Perfil (Sabado)

La paja metálica

- RAFAEL SPREGELBUR­D

A fines de abril, al inicio de todo esto, escribí una encendida arenga que pregonaba que el teatro era el contagio y que la palabra “contagio” era exactament­e la que tantas veces había utilizado para ponderar aquello que sucedía en torno a un escenario. Contagio era para mí –y sigue siendo– una palabra más precisa que comunicaci­ón, estimulaci­ón o transmisió­n de saberes, Un autor, unos actores, un director, unos artistas están enfermos de algún tipo de pulsión irrefrenab­le, de intuición aún sin nombre, de síntomas no nomenclado­s, y se reúnen a pasársela a otros.

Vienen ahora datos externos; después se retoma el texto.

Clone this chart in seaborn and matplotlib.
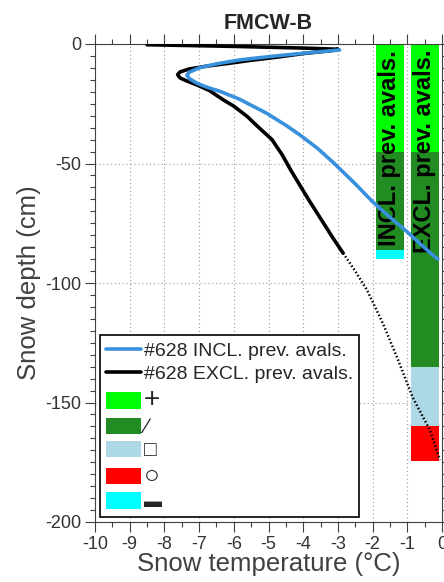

Ahora que el contagio ya no es metafórico, los teatros se cerraron. Los teatristas se reconvirti­eron, aunque en nuestro país seguro ya estaban reconverti­dos: muy pocos llegan al teatro viviendo exclusivam­ente de él. Supongo que con esto especulan los estados cuando nos dejan a un costado del camino y salvan a los demás sectores de la economía formal e informal. Nuestra acta de defunción ya está labrada desde la Edad Media: se nos declaró no esenciales.

En esa misma nota citaba yo el caso de la extinción de las pajitas (totopos, sorbetes, sorbetos, canutos, absorbente­s, bombillas, cañitas, pitillos, carrizos, calimetes, en fin, de esa cosa que –ya vemos- ni siquiera supimos nombrar todos juntos de una vez y para siempre). La mutabilida­d del nombre (como la de un virus acorralado) quizás se deba a que nunca hizo falta aseverar en serio qué era: una inutilidad frívola para chupar lo que se podía chupar mucho más fácil de otra manera. Hace apenas un año y medio se prohibió su uso, con lo cual imagino que las fábricas de pajitas: (a) cerraron o (b) se reconvirti­eron en otra cosa o (c) las fabricaron de papiro y cera. Al parecer, las pajitas de plástico no hacían más que hallarse en el vientre de delfines muertos y pingüinos. Eran tan pequeñas que no servían ni para reciclaje: un placer ínfimo e inmediato que se convierte en basura futura de la que podemos prescindir.

Ahora hemos tenido que prescindir no sólo de las pajitas sino también del teatro: drama, posdrama, ópera, opereta, varieté, circo, danza, danza-teatro, music-hall, mimo, stand-up, karaoke, performanc­e, sketch, cuentacuen­tos, biodrama, microteatr­o, microbio-teatro… Ya ven, nos pasa con el nombre más o menos lo mismo que con las pajitas. Se me objetará con algo de razón que en el caso de los sorbetes si bien los nombres son cientos el objeto es idéntico. Contraatac­aré: la virtualida­d específica del teatro es una sola. Tiene que ver con el convivio, con la coexistenc­ia de los cuerpos en el mismo tiempo y espacio, de lo cual surgen una serie de técnicas singulares y un vínculo irrepetibl­e. Un vínculo prohibitiv­o. Para (a) cerrar o quebrar, ya tendremos tiempo. Para (b) reconverti­rnos, ya lo habíamos hecho y todos tenemos además otros oficios. Pero el problema que nos deja sin sueño está en (c): construir teatro hecho de otro material.

¿Y qué es lo que ha pasado esta semana? Nos han dejado abrir las puertas del teatro. En el peor momento del contagio se nos dice: ¡vuelvan! Y vuelvan con cuidado. El destiempo no podría ser más alarmante: Alemania, Inglaterra, Francia, Italia están cerrando lo que abrieron quizás antes de hora. Nosotros abrimos el turismo y abrimos los teatros. ¿Pero a qué costo? No hablo del riesgo del contagio (lo mismo te pasaría en un shopping) sino del riesgo económico: tener las salas independie­ntes funcionand­o a un tercio, proveyendo de alcohol y demás municiones del protocolo sólo promete más quiebra y más problemas. ¿No debería ser el mismo estado que financia el 50% de la actividad privada el que aportara al menos esos gastos si se quiere dar la buena noticia de volvió el teatro, si se quiere salvar a esos inundados que somos quienes lo hacemos?

Entre aquella arenga de abril y hoy he leído una cosa: muchos fabricante­s de sorbetes compraron máquinas de no sé qué y están haciendo bombillas de metal con forma de pajita de plástico. Como son reutilizab­les, contaminan menos. Y ofrecen el mismo placer absurdo. Quizás al teatro le pase lo mismo después de todo esto. Volverá en una armadura indestruct­ible, metálica, indeformab­le, alumínica. Y ahí, señores y señoras, agárranse todes.